# WHAT YOU ARE ASKED TO DO
The listing below begins with the first line you should copy; stop after the line containing "(bt) at (666,92)", and drop every picture.

— begin —

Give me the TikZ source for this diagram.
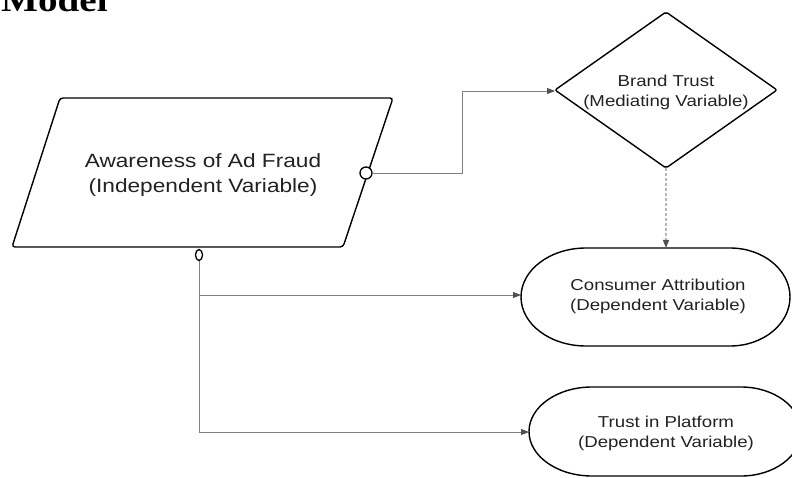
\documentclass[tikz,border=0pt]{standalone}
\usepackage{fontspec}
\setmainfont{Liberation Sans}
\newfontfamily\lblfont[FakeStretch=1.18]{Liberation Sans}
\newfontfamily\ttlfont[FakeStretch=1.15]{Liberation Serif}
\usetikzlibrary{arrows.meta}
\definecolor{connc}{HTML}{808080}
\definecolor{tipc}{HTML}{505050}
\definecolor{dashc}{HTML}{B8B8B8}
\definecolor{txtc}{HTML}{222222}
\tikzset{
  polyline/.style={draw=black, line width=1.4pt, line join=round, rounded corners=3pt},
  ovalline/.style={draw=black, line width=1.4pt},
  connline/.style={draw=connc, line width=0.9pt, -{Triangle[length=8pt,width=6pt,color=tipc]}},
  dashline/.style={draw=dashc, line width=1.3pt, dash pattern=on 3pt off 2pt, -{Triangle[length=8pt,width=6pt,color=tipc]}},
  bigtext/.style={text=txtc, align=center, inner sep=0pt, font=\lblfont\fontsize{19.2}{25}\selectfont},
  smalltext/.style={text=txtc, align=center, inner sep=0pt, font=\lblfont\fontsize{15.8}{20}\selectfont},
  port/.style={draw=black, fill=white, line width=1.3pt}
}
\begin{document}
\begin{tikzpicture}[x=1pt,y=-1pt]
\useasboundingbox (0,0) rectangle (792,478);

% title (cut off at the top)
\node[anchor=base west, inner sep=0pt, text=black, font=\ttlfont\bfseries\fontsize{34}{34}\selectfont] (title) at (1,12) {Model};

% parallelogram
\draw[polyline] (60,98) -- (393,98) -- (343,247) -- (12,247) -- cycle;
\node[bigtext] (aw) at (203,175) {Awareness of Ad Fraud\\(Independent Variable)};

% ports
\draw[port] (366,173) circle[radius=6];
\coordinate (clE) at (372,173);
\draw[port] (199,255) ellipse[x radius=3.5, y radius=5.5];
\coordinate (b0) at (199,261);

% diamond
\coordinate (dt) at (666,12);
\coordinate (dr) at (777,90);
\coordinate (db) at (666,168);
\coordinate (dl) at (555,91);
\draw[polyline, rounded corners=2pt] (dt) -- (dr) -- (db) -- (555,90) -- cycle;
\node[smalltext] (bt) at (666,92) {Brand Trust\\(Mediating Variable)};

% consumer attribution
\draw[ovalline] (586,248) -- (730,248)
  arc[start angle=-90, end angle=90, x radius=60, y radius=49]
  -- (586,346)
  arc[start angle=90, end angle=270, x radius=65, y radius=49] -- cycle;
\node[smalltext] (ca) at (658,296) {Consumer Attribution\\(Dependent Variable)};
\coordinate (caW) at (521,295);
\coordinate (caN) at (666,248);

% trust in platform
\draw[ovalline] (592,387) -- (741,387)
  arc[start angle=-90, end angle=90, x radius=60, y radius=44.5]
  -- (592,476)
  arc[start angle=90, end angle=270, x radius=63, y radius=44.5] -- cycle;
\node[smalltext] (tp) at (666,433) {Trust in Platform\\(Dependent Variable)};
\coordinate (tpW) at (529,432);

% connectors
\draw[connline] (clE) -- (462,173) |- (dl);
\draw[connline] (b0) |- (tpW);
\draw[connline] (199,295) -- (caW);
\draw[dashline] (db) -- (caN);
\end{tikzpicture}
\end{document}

— end —

# FINISHED EXERCISE
Give me the TikZ source for this diagram.
\documentclass[tikz,border=0pt]{standalone}
\usepackage{fontspec}
\setmainfont{Liberation Sans}
\newfontfamily\lblfont[FakeStretch=1.18]{Liberation Sans}
\newfontfamily\ttlfont[FakeStretch=1.15]{Liberation Serif}
\usetikzlibrary{arrows.meta}
\definecolor{connc}{HTML}{808080}
\definecolor{tipc}{HTML}{505050}
\definecolor{dashc}{HTML}{B8B8B8}
\definecolor{txtc}{HTML}{222222}
\tikzset{
  polyline/.style={draw=black, line width=1.4pt, line join=round, rounded corners=3pt},
  ovalline/.style={draw=black, line width=1.4pt},
  connline/.style={draw=connc, line width=0.9pt, -{Triangle[length=8pt,width=6pt,color=tipc]}},
  dashline/.style={draw=dashc, line width=1.3pt, dash pattern=on 3pt off 2pt, -{Triangle[length=8pt,width=6pt,color=tipc]}},
  bigtext/.style={text=txtc, align=center, inner sep=0pt, font=\lblfont\fontsize{19.2}{25}\selectfont},
  smalltext/.style={text=txtc, align=center, inner sep=0pt, font=\lblfont\fontsize{15.8}{20}\selectfont},
  port/.style={draw=black, fill=white, line width=1.3pt}
}
\begin{document}
\begin{tikzpicture}[x=1pt,y=-1pt]
\useasboundingbox (0,0) rectangle (792,478);

% title (cut off at the top)
\node[anchor=base west, inner sep=0pt, text=black, font=\ttlfont\bfseries\fontsize{34}{34}\selectfont] (title) at (1,12) {Model};

% parallelogram
\draw[polyline] (60,98) -- (393,98) -- (343,247) -- (12,247) -- cycle;
\node[bigtext] (aw) at (203,175) {Awareness of Ad Fraud\\(Independent Variable)};

% ports
\draw[port] (366,173) circle[radius=6];
\coordinate (clE) at (372,173);
\draw[port] (199,255) ellipse[x radius=3.5, y radius=5.5];
\coordinate (b0) at (199,261);

% diamond
\coordinate (dt) at (666,12);
\coordinate (dr) at (777,90);
\coordinate (db) at (666,168);
\coordinate (dl) at (555,91);
\draw[polyline, rounded corners=2pt] (dt) -- (dr) -- (db) -- (555,90) -- cycle;
\node[smalltext] (bt) at (666,92) {Brand Trust\\(Mediating Variable)};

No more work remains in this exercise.